There’s a bench inside big enough for two and a message board full of chalked sentiments hanging on the wall. A lineless, vintage rotary phone is mounted across from the message board. Whoever is in the booth can sit, listen, and talk as they look out onto a corridor leading to the butterfly garden.

Gary Sawtelle and Chris The Wind Phone message board

 

The city provided some of the supplies that Dotson used, and what they didn’t have, the Garden Club donated.

“The city sent a flatbed truck and eight guys,” explains Dotson. The wind phone booth “had been in my driveway in two pieces. I didn’t know how we were going to move it.”
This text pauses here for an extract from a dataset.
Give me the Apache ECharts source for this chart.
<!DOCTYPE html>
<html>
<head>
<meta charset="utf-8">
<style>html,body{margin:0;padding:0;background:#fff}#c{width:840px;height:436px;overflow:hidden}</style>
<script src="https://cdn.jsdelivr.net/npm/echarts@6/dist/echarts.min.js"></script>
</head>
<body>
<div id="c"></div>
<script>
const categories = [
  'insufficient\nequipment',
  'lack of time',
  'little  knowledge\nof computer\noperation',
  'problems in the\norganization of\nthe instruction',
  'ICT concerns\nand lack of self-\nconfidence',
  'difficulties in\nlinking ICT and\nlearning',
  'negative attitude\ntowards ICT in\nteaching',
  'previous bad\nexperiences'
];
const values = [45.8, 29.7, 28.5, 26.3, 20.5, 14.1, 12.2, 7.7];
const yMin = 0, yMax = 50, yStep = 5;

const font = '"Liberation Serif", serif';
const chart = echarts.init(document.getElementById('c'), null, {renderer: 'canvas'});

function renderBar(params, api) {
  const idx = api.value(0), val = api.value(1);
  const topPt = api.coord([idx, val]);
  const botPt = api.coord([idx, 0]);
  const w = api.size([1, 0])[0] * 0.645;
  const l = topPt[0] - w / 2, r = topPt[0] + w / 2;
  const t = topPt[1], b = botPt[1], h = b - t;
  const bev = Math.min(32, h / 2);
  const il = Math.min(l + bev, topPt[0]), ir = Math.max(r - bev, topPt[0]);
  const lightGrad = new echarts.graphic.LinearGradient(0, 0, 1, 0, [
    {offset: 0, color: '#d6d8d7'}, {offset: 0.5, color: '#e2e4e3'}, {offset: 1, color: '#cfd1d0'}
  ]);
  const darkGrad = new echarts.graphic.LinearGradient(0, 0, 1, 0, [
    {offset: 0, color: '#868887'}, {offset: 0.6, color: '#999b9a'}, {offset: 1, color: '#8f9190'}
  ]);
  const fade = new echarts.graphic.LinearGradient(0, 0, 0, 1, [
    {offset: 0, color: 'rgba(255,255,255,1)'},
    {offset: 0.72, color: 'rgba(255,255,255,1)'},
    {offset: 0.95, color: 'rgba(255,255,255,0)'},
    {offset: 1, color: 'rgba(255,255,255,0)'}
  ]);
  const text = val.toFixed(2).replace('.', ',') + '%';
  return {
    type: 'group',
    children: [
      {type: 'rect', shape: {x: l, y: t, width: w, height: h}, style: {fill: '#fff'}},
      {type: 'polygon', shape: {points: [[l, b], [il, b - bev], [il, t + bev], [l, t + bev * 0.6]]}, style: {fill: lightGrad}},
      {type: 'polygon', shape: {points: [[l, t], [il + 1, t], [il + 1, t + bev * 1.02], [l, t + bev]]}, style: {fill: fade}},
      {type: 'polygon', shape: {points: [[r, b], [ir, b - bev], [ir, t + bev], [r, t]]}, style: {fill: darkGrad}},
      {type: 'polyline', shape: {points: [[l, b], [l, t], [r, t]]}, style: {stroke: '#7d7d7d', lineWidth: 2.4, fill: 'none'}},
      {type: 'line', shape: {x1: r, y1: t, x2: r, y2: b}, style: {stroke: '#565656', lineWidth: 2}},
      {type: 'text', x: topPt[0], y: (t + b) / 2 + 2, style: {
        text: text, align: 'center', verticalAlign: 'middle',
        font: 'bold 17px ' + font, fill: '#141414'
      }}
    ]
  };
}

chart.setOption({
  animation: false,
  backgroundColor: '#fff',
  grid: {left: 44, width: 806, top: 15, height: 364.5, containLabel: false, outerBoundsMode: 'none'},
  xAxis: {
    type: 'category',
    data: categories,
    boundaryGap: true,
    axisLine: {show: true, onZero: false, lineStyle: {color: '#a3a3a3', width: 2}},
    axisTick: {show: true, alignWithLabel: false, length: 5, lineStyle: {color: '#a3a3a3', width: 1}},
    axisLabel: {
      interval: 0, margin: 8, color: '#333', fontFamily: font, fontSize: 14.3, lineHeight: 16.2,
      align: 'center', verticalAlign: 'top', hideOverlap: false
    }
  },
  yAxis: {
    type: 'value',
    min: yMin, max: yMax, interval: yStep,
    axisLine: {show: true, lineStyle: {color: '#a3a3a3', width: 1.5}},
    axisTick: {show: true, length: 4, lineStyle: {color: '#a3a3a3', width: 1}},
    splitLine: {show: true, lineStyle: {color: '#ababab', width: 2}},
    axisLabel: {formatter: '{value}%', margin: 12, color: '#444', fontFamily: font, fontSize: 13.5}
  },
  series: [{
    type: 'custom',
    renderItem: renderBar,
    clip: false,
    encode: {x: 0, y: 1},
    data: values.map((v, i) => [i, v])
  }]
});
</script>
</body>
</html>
“The city was great,” says Sawtelle. They tamped and prepared the site, then they brought in rocks.” 

Since that original Wind Phone was built by a gardener in Japan, several have been created across the US. But it took two Florida gardeners and a grieving mother to make it happen in Florida. 

When McCullough heard the city was moving it, she hurried to Folly Farm. “I wrote a note to my son on the dirt, below where the Wind Phone would go – that he still matters and he still makes things happen.”

McCullough has created a Wind Phone Safety Harbor Facebook group and she encourages visitors to post pictures and share stories (even about what they’re going through), to the page. 

“We are all in this together,” she says. “We are all grieving something. We need a place to go to do that.”

After the Wind Phone was set in place, she was the first to make a call. And of course, she called Devon. 

“Come to Folly Farm, pick up the phone,” she says, “because the conversation continues.